**Task directions**: Exact reproduction of the data is required, with images excluded.

--- START ---

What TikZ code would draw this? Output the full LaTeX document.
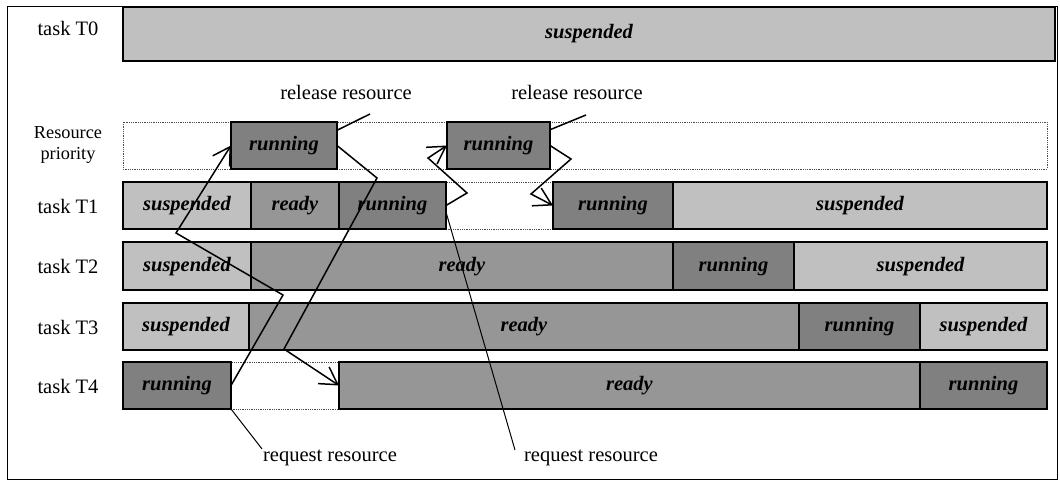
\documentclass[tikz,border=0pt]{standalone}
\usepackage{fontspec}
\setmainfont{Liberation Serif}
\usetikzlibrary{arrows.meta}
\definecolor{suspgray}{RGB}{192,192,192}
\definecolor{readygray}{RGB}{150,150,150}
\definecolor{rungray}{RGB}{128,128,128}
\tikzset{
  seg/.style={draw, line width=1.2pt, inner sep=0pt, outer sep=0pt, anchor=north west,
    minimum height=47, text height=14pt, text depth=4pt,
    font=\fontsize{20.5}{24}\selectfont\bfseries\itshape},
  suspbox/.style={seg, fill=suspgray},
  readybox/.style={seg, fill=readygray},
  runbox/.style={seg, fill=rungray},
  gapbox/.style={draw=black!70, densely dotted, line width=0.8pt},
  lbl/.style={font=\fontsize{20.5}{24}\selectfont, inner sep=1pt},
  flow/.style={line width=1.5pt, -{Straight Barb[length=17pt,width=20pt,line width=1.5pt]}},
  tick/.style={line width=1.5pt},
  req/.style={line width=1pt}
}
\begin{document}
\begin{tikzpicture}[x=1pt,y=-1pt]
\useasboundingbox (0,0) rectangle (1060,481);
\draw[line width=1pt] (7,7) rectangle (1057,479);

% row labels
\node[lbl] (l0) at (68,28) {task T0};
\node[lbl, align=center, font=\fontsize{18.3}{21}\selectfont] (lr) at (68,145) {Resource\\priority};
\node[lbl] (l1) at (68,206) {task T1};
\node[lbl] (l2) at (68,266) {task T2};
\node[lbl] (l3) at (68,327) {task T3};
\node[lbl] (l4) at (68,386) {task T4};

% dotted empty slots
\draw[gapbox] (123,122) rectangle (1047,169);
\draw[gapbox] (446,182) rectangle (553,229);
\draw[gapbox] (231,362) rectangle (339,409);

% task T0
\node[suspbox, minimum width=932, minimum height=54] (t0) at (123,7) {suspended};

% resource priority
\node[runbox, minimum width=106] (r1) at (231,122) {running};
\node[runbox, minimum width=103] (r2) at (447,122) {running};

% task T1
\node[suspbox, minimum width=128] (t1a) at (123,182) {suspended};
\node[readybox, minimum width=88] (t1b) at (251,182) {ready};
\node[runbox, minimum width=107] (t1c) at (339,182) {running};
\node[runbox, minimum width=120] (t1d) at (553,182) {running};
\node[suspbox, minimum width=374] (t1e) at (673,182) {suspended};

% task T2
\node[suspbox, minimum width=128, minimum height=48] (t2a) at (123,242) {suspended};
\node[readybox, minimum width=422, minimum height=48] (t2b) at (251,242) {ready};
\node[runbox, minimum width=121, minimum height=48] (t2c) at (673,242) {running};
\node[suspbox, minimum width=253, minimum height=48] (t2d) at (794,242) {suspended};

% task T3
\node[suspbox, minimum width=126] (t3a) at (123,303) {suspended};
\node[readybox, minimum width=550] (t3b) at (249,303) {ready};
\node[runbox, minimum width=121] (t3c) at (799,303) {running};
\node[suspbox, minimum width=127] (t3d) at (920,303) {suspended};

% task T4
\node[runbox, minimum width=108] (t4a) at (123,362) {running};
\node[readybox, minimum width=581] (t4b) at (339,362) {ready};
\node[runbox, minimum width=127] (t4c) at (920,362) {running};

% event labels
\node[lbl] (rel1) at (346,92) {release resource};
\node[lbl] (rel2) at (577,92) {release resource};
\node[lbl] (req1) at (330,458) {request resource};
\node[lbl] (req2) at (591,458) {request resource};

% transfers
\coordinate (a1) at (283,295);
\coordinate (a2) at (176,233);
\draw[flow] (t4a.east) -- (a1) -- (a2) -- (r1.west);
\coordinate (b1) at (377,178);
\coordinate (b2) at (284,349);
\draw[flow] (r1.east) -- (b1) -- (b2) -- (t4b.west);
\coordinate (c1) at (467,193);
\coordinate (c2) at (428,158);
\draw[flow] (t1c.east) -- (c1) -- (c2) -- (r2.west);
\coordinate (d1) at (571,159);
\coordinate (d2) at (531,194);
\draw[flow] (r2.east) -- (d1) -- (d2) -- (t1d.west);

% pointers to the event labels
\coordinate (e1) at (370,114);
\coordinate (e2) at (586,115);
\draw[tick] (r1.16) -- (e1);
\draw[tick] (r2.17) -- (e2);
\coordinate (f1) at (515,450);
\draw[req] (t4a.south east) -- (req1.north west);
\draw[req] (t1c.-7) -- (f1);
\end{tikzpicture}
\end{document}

--- END ---

**Answer to this task**:
What TikZ code would draw this? Output the full LaTeX document.
\documentclass[tikz,border=0pt]{standalone}
\usepackage{fontspec}
\setmainfont{Liberation Serif}
\usetikzlibrary{arrows.meta}
\definecolor{suspgray}{RGB}{192,192,192}
\definecolor{readygray}{RGB}{150,150,150}
\definecolor{rungray}{RGB}{128,128,128}
\tikzset{
  seg/.style={draw, line width=1.2pt, inner sep=0pt, outer sep=0pt, anchor=north west,
    minimum height=47, text height=14pt, text depth=4pt,
    font=\fontsize{20.5}{24}\selectfont\bfseries\itshape},
  suspbox/.style={seg, fill=suspgray},
  readybox/.style={seg, fill=readygray},
  runbox/.style={seg, fill=rungray},
  gapbox/.style={draw=black!70, densely dotted, line width=0.8pt},
  lbl/.style={font=\fontsize{20.5}{24}\selectfont, inner sep=1pt},
  flow/.style={line width=1.5pt, -{Straight Barb[length=17pt,width=20pt,line width=1.5pt]}},
  tick/.style={line width=1.5pt},
  req/.style={line width=1pt}
}
\begin{document}
\begin{tikzpicture}[x=1pt,y=-1pt]
\useasboundingbox (0,0) rectangle (1060,481);
\draw[line width=1pt] (7,7) rectangle (1057,479);

% row labels
\node[lbl] (l0) at (68,28) {task T0};
\node[lbl, align=center, font=\fontsize{18.3}{21}\selectfont] (lr) at (68,145) {Resource\\priority};
\node[lbl] (l1) at (68,206) {task T1};
\node[lbl] (l2) at (68,266) {task T2};
\node[lbl] (l3) at (68,327) {task T3};
\node[lbl] (l4) at (68,386) {task T4};

% dotted empty slots
\draw[gapbox] (123,122) rectangle (1047,169);
\draw[gapbox] (446,182) rectangle (553,229);
\draw[gapbox] (231,362) rectangle (339,409);

% task T0
\node[suspbox, minimum width=932, minimum height=54] (t0) at (123,7) {suspended};

% resource priority
\node[runbox, minimum width=106] (r1) at (231,122) {running};
\node[runbox, minimum width=103] (r2) at (447,122) {running};

% task T1
\node[suspbox, minimum width=128] (t1a) at (123,182) {suspended};
\node[readybox, minimum width=88] (t1b) at (251,182) {ready};
\node[runbox, minimum width=107] (t1c) at (339,182) {running};
\node[runbox, minimum width=120] (t1d) at (553,182) {running};
\node[suspbox, minimum width=374] (t1e) at (673,182) {suspended};

% task T2
\node[suspbox, minimum width=128, minimum height=48] (t2a) at (123,242) {suspended};
\node[readybox, minimum width=422, minimum height=48] (t2b) at (251,242) {ready};
\node[runbox, minimum width=121, minimum height=48] (t2c) at (673,242) {running};
\node[suspbox, minimum width=253, minimum height=48] (t2d) at (794,242) {suspended};

% task T3
\node[suspbox, minimum width=126] (t3a) at (123,303) {suspended};
\node[readybox, minimum width=550] (t3b) at (249,303) {ready};
\node[runbox, minimum width=121] (t3c) at (799,303) {running};
\node[suspbox, minimum width=127] (t3d) at (920,303) {suspended};

% task T4
\node[runbox, minimum width=108] (t4a) at (123,362) {running};
\node[readybox, minimum width=581] (t4b) at (339,362) {ready};
\node[runbox, minimum width=127] (t4c) at (920,362) {running};

% event labels
\node[lbl] (rel1) at (346,92) {release resource};
\node[lbl] (rel2) at (577,92) {release resource};
\node[lbl] (req1) at (330,458) {request resource};
\node[lbl] (req2) at (591,458) {request resource};

% transfers
\coordinate (a1) at (283,295);
\coordinate (a2) at (176,233);
\draw[flow] (t4a.east) -- (a1) -- (a2) -- (r1.west);
\coordinate (b1) at (377,178);
\coordinate (b2) at (284,349);
\draw[flow] (r1.east) -- (b1) -- (b2) -- (t4b.west);
\coordinate (c1) at (467,193);
\coordinate (c2) at (428,158);
\draw[flow] (t1c.east) -- (c1) -- (c2) -- (r2.west);
\coordinate (d1) at (571,159);
\coordinate (d2) at (531,194);
\draw[flow] (r2.east) -- (d1) -- (d2) -- (t1d.west);

% pointers to the event labels
\coordinate (e1) at (370,114);
\coordinate (e2) at (586,115);
\draw[tick] (r1.16) -- (e1);
\draw[tick] (r2.17) -- (e2);
\coordinate (f1) at (515,450);
\draw[req] (t4a.south east) -- (req1.north west);
\draw[req] (t1c.-7) -- (f1);
\end{tikzpicture}
\end{document}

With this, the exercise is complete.